E os grandes países imperialistas estão agora usar a guerra na Ucrânia como pretexto para justificar os seus planos de expansão das indústrias do gás e petróleo.
Em Março, Biden anunciou um acordo com a Europa que garantirá um acordo de longo prazo pelos combustíveis fósseis dos Estados Unidos até, pelo menos, 2030. Nos primeiros quatro meses de 2022, os Estados Unidos expediram quase 75% do total do seu gás liquefeito para a Europa. A Secretária de Estado da Energia do executivo Biden afirmou no mês passado, perante uma plateia de executivos das indústrias fósseis, que os Estados Unidos encontram-se agora em “prontidão de guerra”, explicando que “neste momento de crise precisamos de mais abastecimentos de petróleo, o que significa que terão de produzir mais desde já, onde e se for possível”.
Por outras palavras, assim que os interesses do imperialismo americano foram ameaçados com a guerra na Ucrânia, toda a conversa sobre Biden ser o “presidente climático” evaporou-se como vapor de água.
Superlucros
Muitos patrões da indústria do petróleo e gás estão a chorar por causa da guerra na Ucrânia: choram lágrimas de alegria! A guerra exacerbou a já alta de preços do gás e petróleo, o que significa a expansão dos lucros para si e para os seus acionistas.

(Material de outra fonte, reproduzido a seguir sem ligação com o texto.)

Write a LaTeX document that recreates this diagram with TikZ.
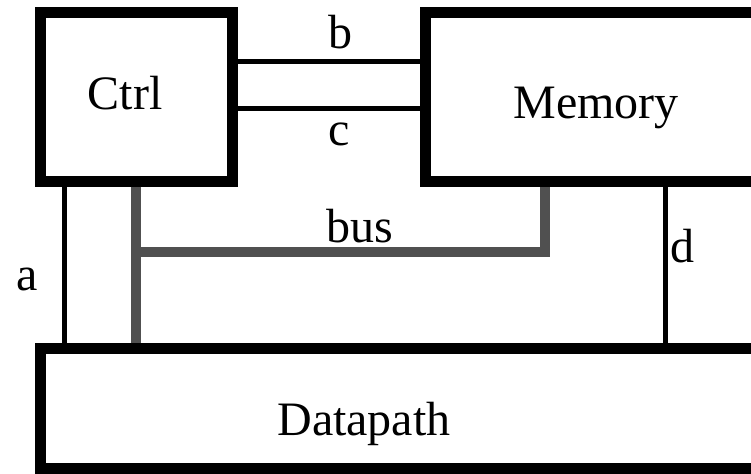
\documentclass[tikz,border=0pt]{standalone}
\usepackage{fontspec}
\setmainfont{Liberation Serif}
\usetikzlibrary{positioning,calc}

\begin{document}
\begin{tikzpicture}[x=0.5pt, y=-0.5pt,
       blk/.style = {rectangle, draw, line width=5.5pt, inner sep=0pt},
      wire/.style = {line width=2.5pt},
       bus/.style = {line width=5pt, draw=buscol},
       txt/.style = {anchor=base, inner sep=0pt,
                     font=\fontsize{24}{28}\selectfont},
                    ]
    \definecolor{buscol}{HTML}{505050}
    \clip (0,0) rectangle (751,473);
    %% boxes
    \node[blk, minimum width=96pt, minimum height=84.5pt]  (ctrl) at (136,96.5) {};
    \node[blk, minimum width=171pt, minimum height=84.5pt] (mem)  at (596,96.5) {};
    \node[blk, minimum width=380pt, minimum height=60pt]   (dp)   at (420,408)  {};
    \node[txt] (ctrltxt) at (125,109) {Ctrl};
    \node[txt] (memtxt)  at (596,118) {Memory};
    \node[txt] (dptxt)   at (364,435) {Datapath};
    %% wires
    \draw[wire] ([yshift=17.75pt]ctrl.east) -- ([yshift=17.75pt]ctrl.east -| mem.west);
    \draw[wire] ([yshift=-5.75pt]ctrl.east) -- ([yshift=-5.75pt]ctrl.east -| mem.west);
    \draw[wire] ([xshift=15pt]ctrl.south west) -- ([xshift=15pt]ctrl.south west |- dp.north);
    \draw[wire] ([xshift=34.5pt]mem.south) -- ([xshift=34.5pt]mem.south |- dp.north);
    %% bus
    \draw[bus] (ctrl.south) -- (ctrl.south |- dp.north);
    \draw[bus] ([yshift=-32.75pt]ctrl.south) -| ([xshift=-25.5pt]mem.south);
    %% labels
    \node[txt] (lb)   at (340,48)  {b};
    \node[txt] (lc)   at (339,145) {c};
    \node[txt] (lbus) at (360,242) {bus};
    \node[txt] (la)   at (27,290)  {a};
    \node[txt] (ld)   at (682,262) {d};
\end{tikzpicture}
\end{document}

Entre janeiro e Março, a Shell realizou 9,1 biliões de lucros, o que é quase três vezes mais do que no mesmo período em 2021. Exxon também alcançou uma escalada de lucros com 8,8 biliões. A BP chegou aos 6,2 biliões, conseguindo os maiores lucros quadrimestrais da última década.
Como afirmou o Chefe financeiro da BP, Murray Auchincloss: “é possível que estejamos a ganhar mais dinheiro do que aquele que consigamos gastar”. Por outro lado, 40% dos lares britânicos arriscam-se a chegar à “pobreza energética” já em Outubro. Estes parasitas empanturram-se com a morte, destruição e pobreza criadas por uma guerra imperialista, enquanto ignoram as mais perigosas implicações e ameaças para as futuras gerações.
Como sempre, é a classe trabalhadora que tem de pagar a crise do capitalismo. Tanto no que diz respeito a ter de viver com as catastróficas consequências das alterações climáticas, como com os choques económicos que estão a empurrar milhões para a pobreza. E, entretanto, os capitalistas embolsam os seus biliões, sem preocupações com as consequências futuras.
O capitalismo é incapaz de salvar o planeta. Pelo contrário, é a maior ameaça à civilização humana e irá sempre priorizar os lucros sobre a saúde do planeta e a vida das pessoas. Ao invés de deixarmos a luta climática nas mãos dos capitalistas e dos políticos, a classe trabalhadora e as suas organizações têm de lutar pelo controlo da economia, colocando-a nas suas próprias mãos através da expropriação destes parasitas.
Apenas pelo controlo das indústrias poluidoras e dos grandes bancos, poderemos transformar a sociedade de acordo com um plano geral que beneficie o planeta e as necessidades humanas. Este é o único caminho capaz de esquivar a queda na barbárie para a qual o capitalismo nos condena.